Definition:Accidental damage

From Insurer Brain

🔧 Accidental damage refers to sudden, unexpected, and unintended physical harm to insured property that occurs as a result of an external cause, distinguishing it from damage arising through gradual wear and tear, inherent defect, or deliberate action. In insurance, accidental damage coverage is a common feature — or optional extension — of property insurance policies, including homeowners, renters, and commercial property policies. Typical covered scenarios include a child accidentally shattering a glass tabletop, an appliance leak that damages flooring, or a contractor inadvertently drilling through a pipe. The concept is foundational to property underwriting because it defines the boundary between insurable fortuitous events and foreseeable deterioration, which standard policies routinely exclude.

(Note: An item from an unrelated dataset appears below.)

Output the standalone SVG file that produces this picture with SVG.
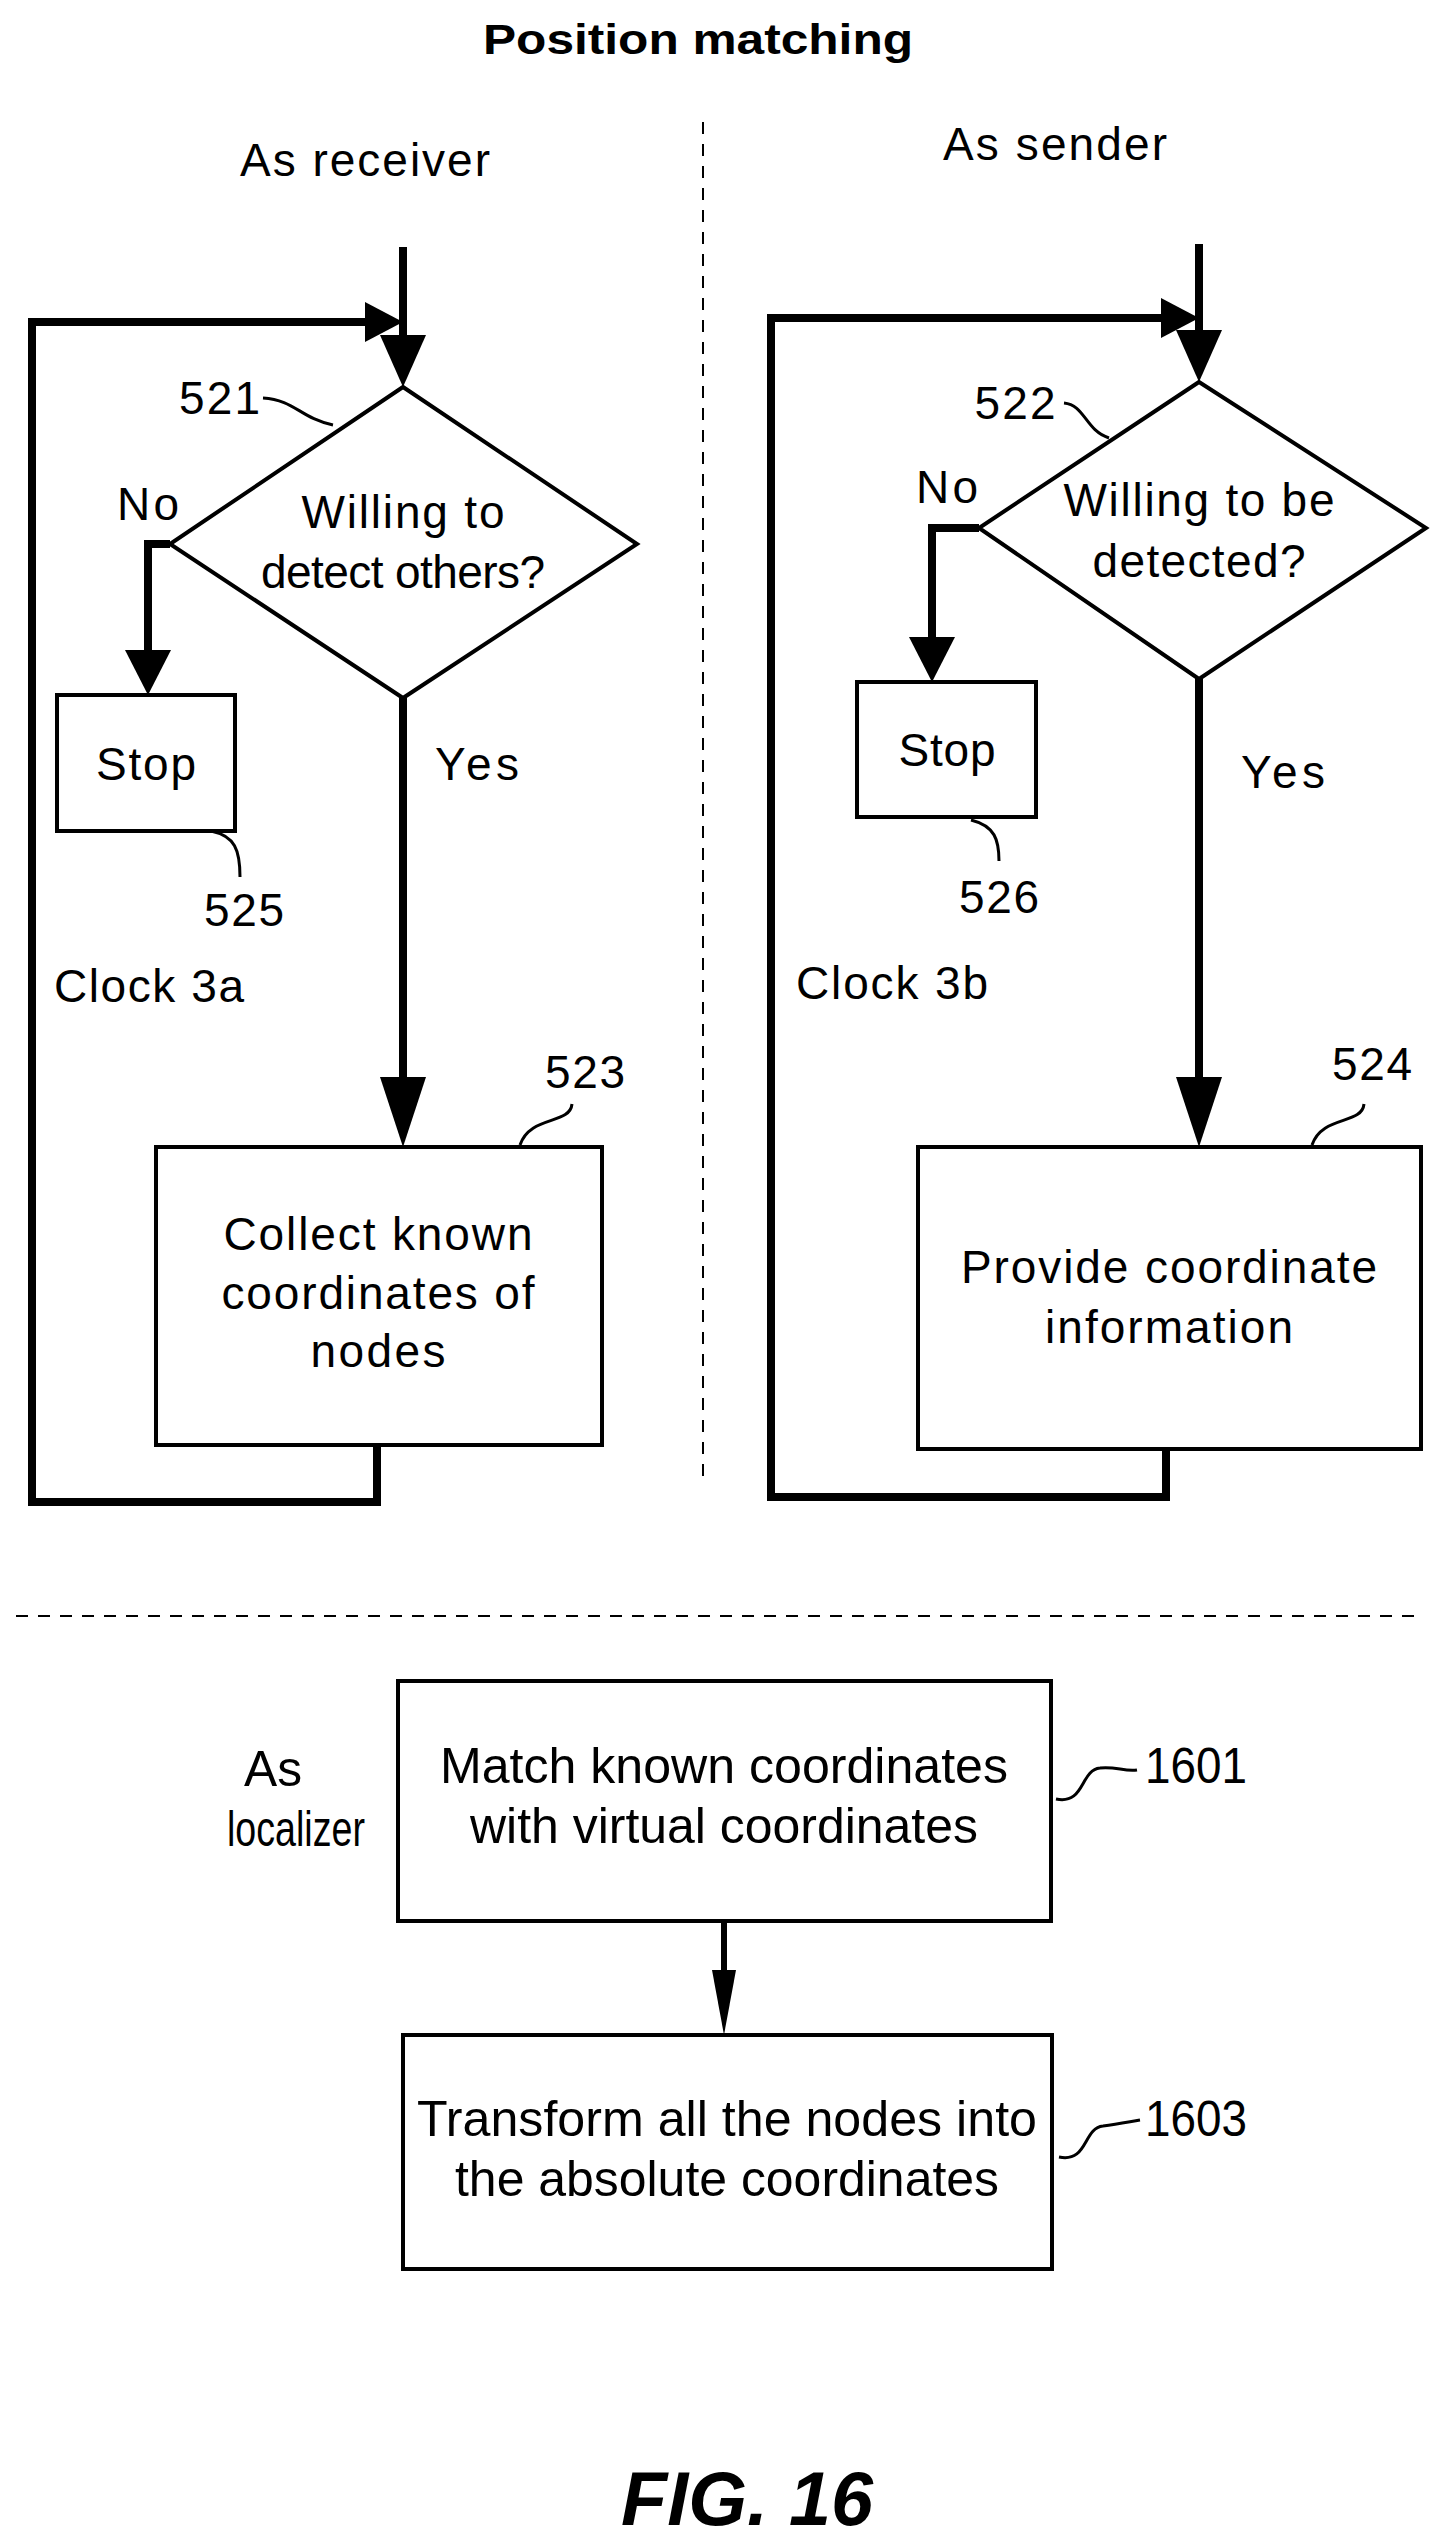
<svg xmlns="http://www.w3.org/2000/svg" width="1439" height="2538" viewBox="0 0 1439 2538">
<style>
text{font-family:"Liberation Sans",Arial,sans-serif;font-size:46px;fill:#000}
.m{text-anchor:middle}
.thick{fill:none;stroke:#000;stroke-width:8}
.box{fill:#fff;stroke:#000;stroke-width:4}
.lead{fill:none;stroke:#000;stroke-width:3}
.dash{stroke:#000;stroke-width:2;stroke-dasharray:12 10}
.n{font-size:50px}
</style>
<text class="m" x="698" y="54" font-weight="bold" style="font-size:42px" textLength="430" lengthAdjust="spacingAndGlyphs">Position matching</text>
<text class="m" x="365" y="176" textLength="250">As receiver</text>
<text class="m" x="1055" y="160" textLength="224">As sender</text>
<line class="dash" x1="703" y1="122" x2="703" y2="1486"/>
<line class="dash" x1="16" y1="1616" x2="1421" y2="1616"/>

<g id="connectors">
<path class="thick" d="M403,247V335"/><path d="M380,335L426,335L403,387z"/>
<path class="thick" d="M377,1445V1502H32V322H365"/><path d="M365,302L365,342L403,322z"/>
<path class="thick" d="M170,544H148V650"/><path d="M125,650L171,650L148,695z"/>
<path class="thick" d="M403,698V1077"/><path d="M380,1077L426,1077L403,1147z"/>
<path class="thick" d="M1199,244V330"/><path d="M1176,330L1222,330L1199,382z"/>
<path class="thick" d="M1166,1449V1497H771V318H1161"/><path d="M1161,298L1161,338L1199,318z"/>
<path class="thick" d="M979,528H932V637"/><path d="M909,637L955,637L932,682z"/>
<path class="thick" d="M1199,679V1077"/><path d="M1176,1077L1222,1077L1199,1147z"/>
<path class="thick" d="M724,1921V1970" style="stroke-width:6"/><path d="M712,1970L736,1970L724,2035z"/>
</g>

<g id="n521">
<polygon class="box" points="403,387 637,544 403,698 170,544"/>
<text class="m" x="403" y="528" textLength="203">Willing to</text>
<text class="m" x="403" y="588" textLength="284">detect others?</text>
<text x="179" y="414" textLength="81">521</text>
<path class="lead" d="M263,398C295,400 300,418 333,425"/>
</g>
<g id="n525">
<rect class="box" x="57" y="695" width="178" height="136"/>
<text class="m" x="146" y="780" textLength="100">Stop</text>
<path class="lead" d="M211,831C235,836 240,850 240,877"/>
<text class="m" x="244" y="926" textLength="80">525</text>
</g>
<text class="m" x="148" y="520" textLength="62">No</text>
<text x="435" y="780" textLength="84">Yes</text>
<text x="54" y="1002" textLength="190">Clock 3a</text>
<g id="n523">
<rect class="box" x="156" y="1147" width="446" height="298"/>
<text class="m" x="378" y="1250" textLength="309">Collect known</text>
<text class="m" x="378" y="1309" textLength="313">coordinates of</text>
<text class="m" x="378" y="1367" textLength="135">nodes</text>
<path class="lead" d="M520,1145C530,1115 570,1125 572,1104"/>
<text class="m" x="585" y="1088" textLength="80">523</text>
</g>

<g id="n522">
<polygon class="box" points="1199,382 1426,528 1199,679 979,528"/>
<text class="m" x="1199" y="516" textLength="271">Willing to be</text>
<text class="m" x="1199" y="577" textLength="213">detected?</text>
<text class="m" x="1015" y="419" textLength="81">522</text>
<path class="lead" d="M1064,403C1085,405 1085,430 1109,438"/>
</g>
<g id="n526">
<rect class="box" x="857" y="682" width="179" height="135"/>
<text class="m" x="947" y="766" textLength="97">Stop</text>
<path class="lead" d="M971,820C995,826 999,840 999,861"/>
<text class="m" x="999" y="913" textLength="80">526</text>
</g>
<text class="m" x="947" y="503" textLength="62">No</text>
<text class="m" x="1283" y="788" textLength="84">Yes</text>
<text x="796" y="999" textLength="192">Clock 3b</text>
<g id="n524">
<rect class="box" x="918" y="1147" width="503" height="302"/>
<text class="m" x="1169" y="1283" textLength="416">Provide coordinate</text>
<text class="m" x="1169" y="1343" textLength="248">information</text>
<path class="lead" d="M1312,1145C1322,1115 1362,1125 1364,1104"/>
<text class="m" x="1372" y="1080" textLength="80">524</text>
</g>

<text class="m n" x="273" y="1786" textLength="58" lengthAdjust="spacingAndGlyphs">As</text>
<text class="m n" x="296" y="1846" textLength="138" lengthAdjust="spacingAndGlyphs">localizer</text>
<g id="n1601">
<rect class="box" x="398" y="1681" width="653" height="240"/>
<text class="m n" x="724" y="1783" textLength="568" lengthAdjust="spacingAndGlyphs">Match known coordinates</text>
<text class="m n" x="724" y="1843" textLength="508" lengthAdjust="spacingAndGlyphs">with virtual coordinates</text>
<path class="lead" d="M1056,1799C1085,1805 1080,1770 1100,1768C1115,1766 1125,1772 1137,1770"/>
<text class="n" x="1145" y="1783" textLength="102" lengthAdjust="spacingAndGlyphs">1601</text>
</g>
<g id="n1603">
<rect class="box" x="403" y="2035" width="649" height="234"/>
<text class="m n" x="727" y="2136" textLength="620" lengthAdjust="spacingAndGlyphs">Transform all the nodes into</text>
<text class="m n" x="727" y="2196" textLength="544" lengthAdjust="spacingAndGlyphs">the absolute coordinates</text>
<path class="lead" d="M1059,2157C1088,2163 1083,2128 1103,2126C1118,2124 1128,2122 1140,2120"/>
<text class="n" x="1145" y="2136" textLength="102" lengthAdjust="spacingAndGlyphs">1603</text>
</g>
<text class="m" x="747" y="2525" font-weight="bold" font-style="italic" style="font-size:76px" textLength="252" lengthAdjust="spacingAndGlyphs">FIG. 16</text>
</svg>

⚙️ When accidental damage coverage is triggered, the insured files a claim describing the event, and the adjuster evaluates whether the damage meets the policy's definition of "accidental" — meaning it was unforeseen, unintentional, and not the result of a gradually operating cause. Policies typically impose a deductible (or excess, as it is known in UK and many international markets) that the policyholder must absorb before the insurer pays. In many homeowners markets, accidental damage is not included in the base policy but offered as an add-on endorsement for an additional premium, reflecting the higher frequency of these claims relative to named-peril coverages. Insurers carefully manage this exposure through exclusions — for example, excluding damage caused by pets, cosmetic scratching, or mechanical breakdown — and through claims controls that guard against moral hazard and exaggerated losses.

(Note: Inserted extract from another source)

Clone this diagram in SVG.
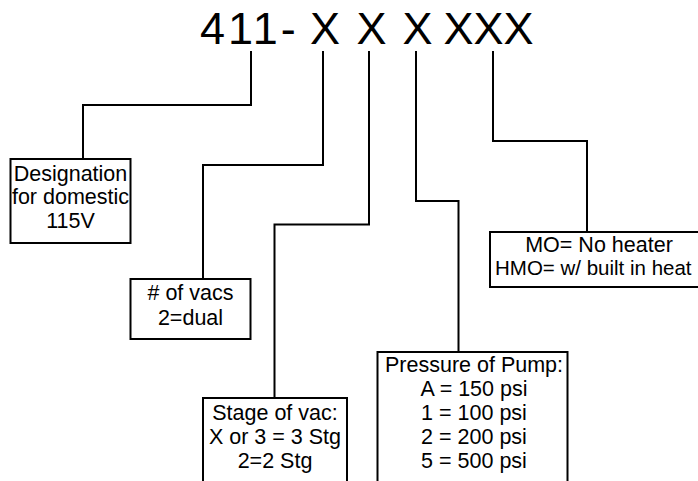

📌 The distinction between accidental damage and other forms of loss has real consequences for both policyholders and insurers at claims time. Disputes frequently arise over whether damage was truly "accidental" or resulted from negligence, lack of maintenance, or gradual deterioration — categories that most property policies exclude. Courts and ombudsmen in jurisdictions from the UK's Financial Ombudsman Service to Australia's Australian Financial Complaints Authority have built substantial case law interpreting these boundaries. For insurers, getting the product design right matters: offering accidental damage cover broadens appeal and drives premium income, but mispricing it or defining terms ambiguously can erode underwriting profitability through higher-than-expected claims frequency. In commercial lines, the concept extends to all-risks property policies where accidental damage effectively becomes the default coverage grant, with the insurer then carving out specific exclusions rather than listing named perils.